◆ Source data
---------------

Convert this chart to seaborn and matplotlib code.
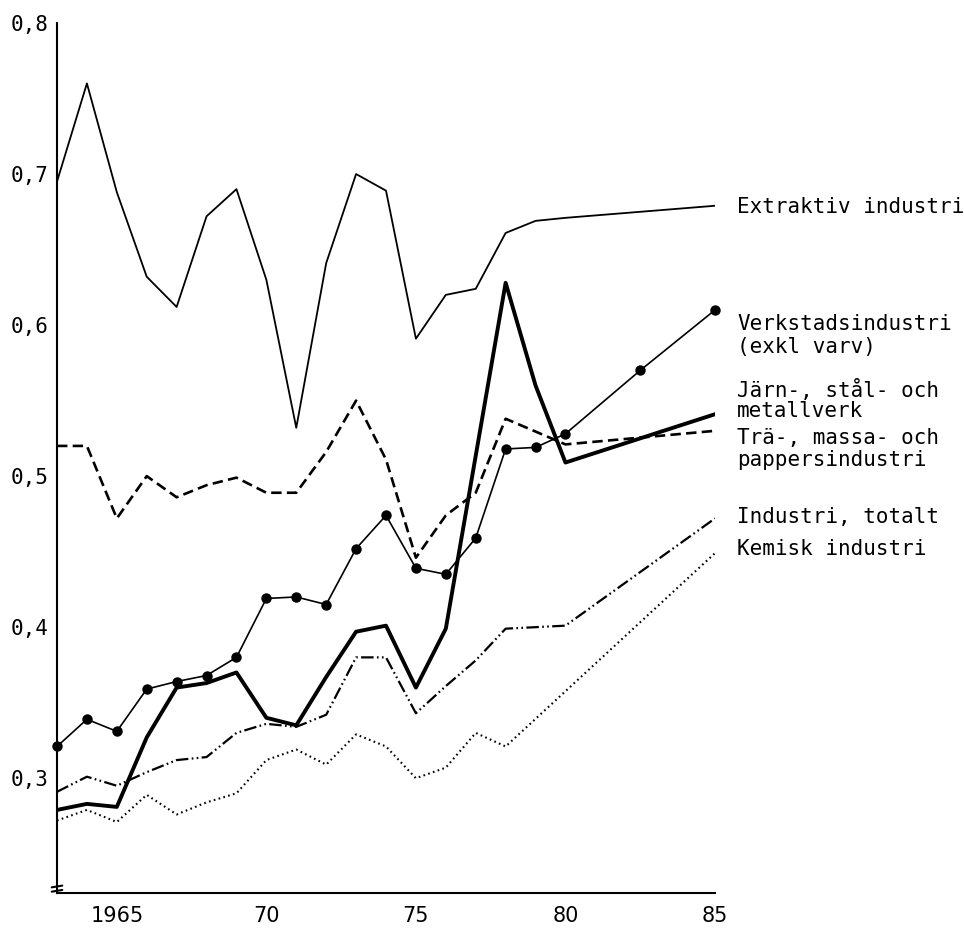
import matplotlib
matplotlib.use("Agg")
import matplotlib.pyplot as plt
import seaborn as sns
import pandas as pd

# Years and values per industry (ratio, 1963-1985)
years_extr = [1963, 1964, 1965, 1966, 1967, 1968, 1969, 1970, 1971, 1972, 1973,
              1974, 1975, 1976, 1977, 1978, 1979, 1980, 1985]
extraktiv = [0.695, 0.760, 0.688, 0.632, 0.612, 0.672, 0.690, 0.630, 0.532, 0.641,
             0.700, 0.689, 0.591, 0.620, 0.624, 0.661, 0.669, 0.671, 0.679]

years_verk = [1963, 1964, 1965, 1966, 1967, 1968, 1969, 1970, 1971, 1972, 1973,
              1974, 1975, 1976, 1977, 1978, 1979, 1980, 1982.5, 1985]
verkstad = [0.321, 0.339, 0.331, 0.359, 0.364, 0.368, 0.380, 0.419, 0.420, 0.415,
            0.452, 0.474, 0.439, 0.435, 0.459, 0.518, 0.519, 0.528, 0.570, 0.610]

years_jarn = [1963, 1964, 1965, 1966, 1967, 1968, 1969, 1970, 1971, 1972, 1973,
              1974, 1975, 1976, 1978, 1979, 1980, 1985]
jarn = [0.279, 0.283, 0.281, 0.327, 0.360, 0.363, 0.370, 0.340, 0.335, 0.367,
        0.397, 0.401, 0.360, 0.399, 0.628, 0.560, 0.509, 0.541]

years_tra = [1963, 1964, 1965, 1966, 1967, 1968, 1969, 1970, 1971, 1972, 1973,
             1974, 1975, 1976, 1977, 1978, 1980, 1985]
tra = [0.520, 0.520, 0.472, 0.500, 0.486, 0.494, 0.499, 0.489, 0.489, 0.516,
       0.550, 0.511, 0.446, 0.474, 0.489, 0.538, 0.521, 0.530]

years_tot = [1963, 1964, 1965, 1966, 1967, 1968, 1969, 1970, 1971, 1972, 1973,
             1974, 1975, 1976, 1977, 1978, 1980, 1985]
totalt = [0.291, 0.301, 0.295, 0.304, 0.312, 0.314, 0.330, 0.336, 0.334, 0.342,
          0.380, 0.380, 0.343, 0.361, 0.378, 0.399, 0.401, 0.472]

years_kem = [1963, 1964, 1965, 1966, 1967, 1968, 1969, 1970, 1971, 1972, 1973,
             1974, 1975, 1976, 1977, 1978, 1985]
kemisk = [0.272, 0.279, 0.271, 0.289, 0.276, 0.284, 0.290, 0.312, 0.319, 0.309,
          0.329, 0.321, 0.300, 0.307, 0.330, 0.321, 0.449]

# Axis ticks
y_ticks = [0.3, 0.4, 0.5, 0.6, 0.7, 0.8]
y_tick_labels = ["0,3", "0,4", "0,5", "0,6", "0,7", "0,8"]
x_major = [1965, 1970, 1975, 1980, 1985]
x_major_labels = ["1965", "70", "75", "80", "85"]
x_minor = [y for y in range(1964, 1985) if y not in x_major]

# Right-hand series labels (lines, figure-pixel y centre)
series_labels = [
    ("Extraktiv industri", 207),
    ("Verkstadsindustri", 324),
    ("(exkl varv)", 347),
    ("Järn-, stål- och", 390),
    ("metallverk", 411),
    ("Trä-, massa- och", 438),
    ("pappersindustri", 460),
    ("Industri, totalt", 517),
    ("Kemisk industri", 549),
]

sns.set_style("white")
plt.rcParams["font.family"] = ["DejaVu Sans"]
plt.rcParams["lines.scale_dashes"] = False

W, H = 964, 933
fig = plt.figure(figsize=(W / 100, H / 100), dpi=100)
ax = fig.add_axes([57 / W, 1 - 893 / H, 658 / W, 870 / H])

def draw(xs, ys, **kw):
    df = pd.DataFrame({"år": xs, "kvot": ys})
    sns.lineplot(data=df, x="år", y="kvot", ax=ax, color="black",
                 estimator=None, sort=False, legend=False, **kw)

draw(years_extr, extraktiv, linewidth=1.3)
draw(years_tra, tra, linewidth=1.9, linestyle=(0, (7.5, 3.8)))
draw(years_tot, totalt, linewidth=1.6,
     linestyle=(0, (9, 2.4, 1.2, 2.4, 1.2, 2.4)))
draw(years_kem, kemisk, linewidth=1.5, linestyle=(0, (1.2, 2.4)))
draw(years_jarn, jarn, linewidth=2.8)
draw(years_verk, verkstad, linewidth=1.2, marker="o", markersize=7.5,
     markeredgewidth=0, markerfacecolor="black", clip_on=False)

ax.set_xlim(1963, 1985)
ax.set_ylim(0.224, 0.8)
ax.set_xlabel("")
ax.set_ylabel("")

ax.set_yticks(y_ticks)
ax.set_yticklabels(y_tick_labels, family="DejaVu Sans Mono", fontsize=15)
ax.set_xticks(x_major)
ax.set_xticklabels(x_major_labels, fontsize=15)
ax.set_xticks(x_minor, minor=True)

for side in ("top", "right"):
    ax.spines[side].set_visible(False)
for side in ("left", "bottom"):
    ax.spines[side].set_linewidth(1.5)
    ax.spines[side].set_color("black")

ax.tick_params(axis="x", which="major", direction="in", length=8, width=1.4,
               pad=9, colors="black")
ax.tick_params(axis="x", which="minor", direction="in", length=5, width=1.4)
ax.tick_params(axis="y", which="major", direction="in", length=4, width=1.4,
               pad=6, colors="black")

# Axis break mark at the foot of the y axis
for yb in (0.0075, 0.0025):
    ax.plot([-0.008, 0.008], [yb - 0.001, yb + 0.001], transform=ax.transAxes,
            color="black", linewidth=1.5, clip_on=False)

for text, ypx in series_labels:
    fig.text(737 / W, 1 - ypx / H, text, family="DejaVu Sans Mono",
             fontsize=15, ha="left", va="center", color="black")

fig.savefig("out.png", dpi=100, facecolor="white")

---------------

◆ Set task
Look through the data and gather every line with the string "matplotlib" in it.

◆ Response to this exercise
Convert this chart to seaborn and matplotlib code.
import matplotlib
matplotlib.use("Agg")
import matplotlib.pyplot as plt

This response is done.